### SET PROBLEM
All of the data needs to be repeated exactly.

________________________________________

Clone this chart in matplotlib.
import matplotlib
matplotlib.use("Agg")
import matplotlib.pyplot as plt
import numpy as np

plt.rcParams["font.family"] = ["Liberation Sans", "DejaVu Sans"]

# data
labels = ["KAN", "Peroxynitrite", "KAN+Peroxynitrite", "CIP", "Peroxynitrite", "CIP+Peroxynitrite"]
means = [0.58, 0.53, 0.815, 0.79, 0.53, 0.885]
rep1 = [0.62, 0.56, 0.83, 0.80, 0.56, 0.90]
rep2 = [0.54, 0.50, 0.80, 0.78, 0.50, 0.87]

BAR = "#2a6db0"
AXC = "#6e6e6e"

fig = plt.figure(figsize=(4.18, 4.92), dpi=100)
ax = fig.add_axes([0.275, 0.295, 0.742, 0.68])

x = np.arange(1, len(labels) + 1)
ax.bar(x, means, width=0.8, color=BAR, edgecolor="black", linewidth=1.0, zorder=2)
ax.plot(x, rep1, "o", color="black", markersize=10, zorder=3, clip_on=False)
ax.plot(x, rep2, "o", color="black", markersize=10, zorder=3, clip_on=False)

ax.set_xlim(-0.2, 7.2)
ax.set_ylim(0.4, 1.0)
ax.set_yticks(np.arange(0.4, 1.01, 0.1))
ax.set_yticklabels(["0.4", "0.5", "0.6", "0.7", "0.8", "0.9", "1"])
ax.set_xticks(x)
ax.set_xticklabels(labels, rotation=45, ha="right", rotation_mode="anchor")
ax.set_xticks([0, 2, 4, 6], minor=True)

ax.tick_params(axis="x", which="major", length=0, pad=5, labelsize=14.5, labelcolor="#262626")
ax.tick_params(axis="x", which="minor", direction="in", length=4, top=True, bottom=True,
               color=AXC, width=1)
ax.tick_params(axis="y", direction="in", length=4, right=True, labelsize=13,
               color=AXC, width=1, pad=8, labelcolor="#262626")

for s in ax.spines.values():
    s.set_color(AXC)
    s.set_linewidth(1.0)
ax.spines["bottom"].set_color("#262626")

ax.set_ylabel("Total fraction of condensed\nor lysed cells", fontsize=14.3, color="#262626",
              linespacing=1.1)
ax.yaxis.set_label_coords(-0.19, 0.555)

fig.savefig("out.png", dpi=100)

________________________________________

### OUTPUT BELOW
Clone this chart in matplotlib.
import matplotlib
matplotlib.use("Agg")
import matplotlib.pyplot as plt
import numpy as np

plt.rcParams["font.family"] = ["Liberation Sans", "DejaVu Sans"]

# data
labels = ["KAN", "Peroxynitrite", "KAN+Peroxynitrite", "CIP", "Peroxynitrite", "CIP+Peroxynitrite"]
means = [0.58, 0.53, 0.815, 0.79, 0.53, 0.885]
rep1 = [0.62, 0.56, 0.83, 0.80, 0.56, 0.90]
rep2 = [0.54, 0.50, 0.80, 0.78, 0.50, 0.87]

BAR = "#2a6db0"
AXC = "#6e6e6e"

fig = plt.figure(figsize=(4.18, 4.92), dpi=100)
ax = fig.add_axes([0.275, 0.295, 0.742, 0.68])

x = np.arange(1, len(labels) + 1)
ax.bar(x, means, width=0.8, color=BAR, edgecolor="black", linewidth=1.0, zorder=2)
ax.plot(x, rep1, "o", color="black", markersize=10, zorder=3, clip_on=False)
ax.plot(x, rep2, "o", color="black", markersize=10, zorder=3, clip_on=False)

ax.set_xlim(-0.2, 7.2)
ax.set_ylim(0.4, 1.0)
ax.set_yticks(np.arange(0.4, 1.01, 0.1))
ax.set_yticklabels(["0.4", "0.5", "0.6", "0.7", "0.8", "0.9", "1"])
ax.set_xticks(x)
ax.set_xticklabels(labels, rotation=45, ha="right", rotation_mode="anchor")
ax.set_xticks([0, 2, 4, 6], minor=True)

ax.tick_params(axis="x", which="major", length=0, pad=5, labelsize=14.5, labelcolor="#262626")
ax.tick_params(axis="x", which="minor", direction="in", length=4, top=True, bottom=True,
               color=AXC, width=1)
ax.tick_params(axis="y", direction="in", length=4, right=True, labelsize=13,
               color=AXC, width=1, pad=8, labelcolor="#262626")

for s in ax.spines.values():
    s.set_color(AXC)
    s.set_linewidth(1.0)
ax.spines["bottom"].set_color("#262626")

ax.set_ylabel("Total fraction of condensed\nor lysed cells", fontsize=14.3, color="#262626",
              linespacing=1.1)
ax.yaxis.set_label_coords(-0.19, 0.555)

fig.savefig("out.png", dpi=100)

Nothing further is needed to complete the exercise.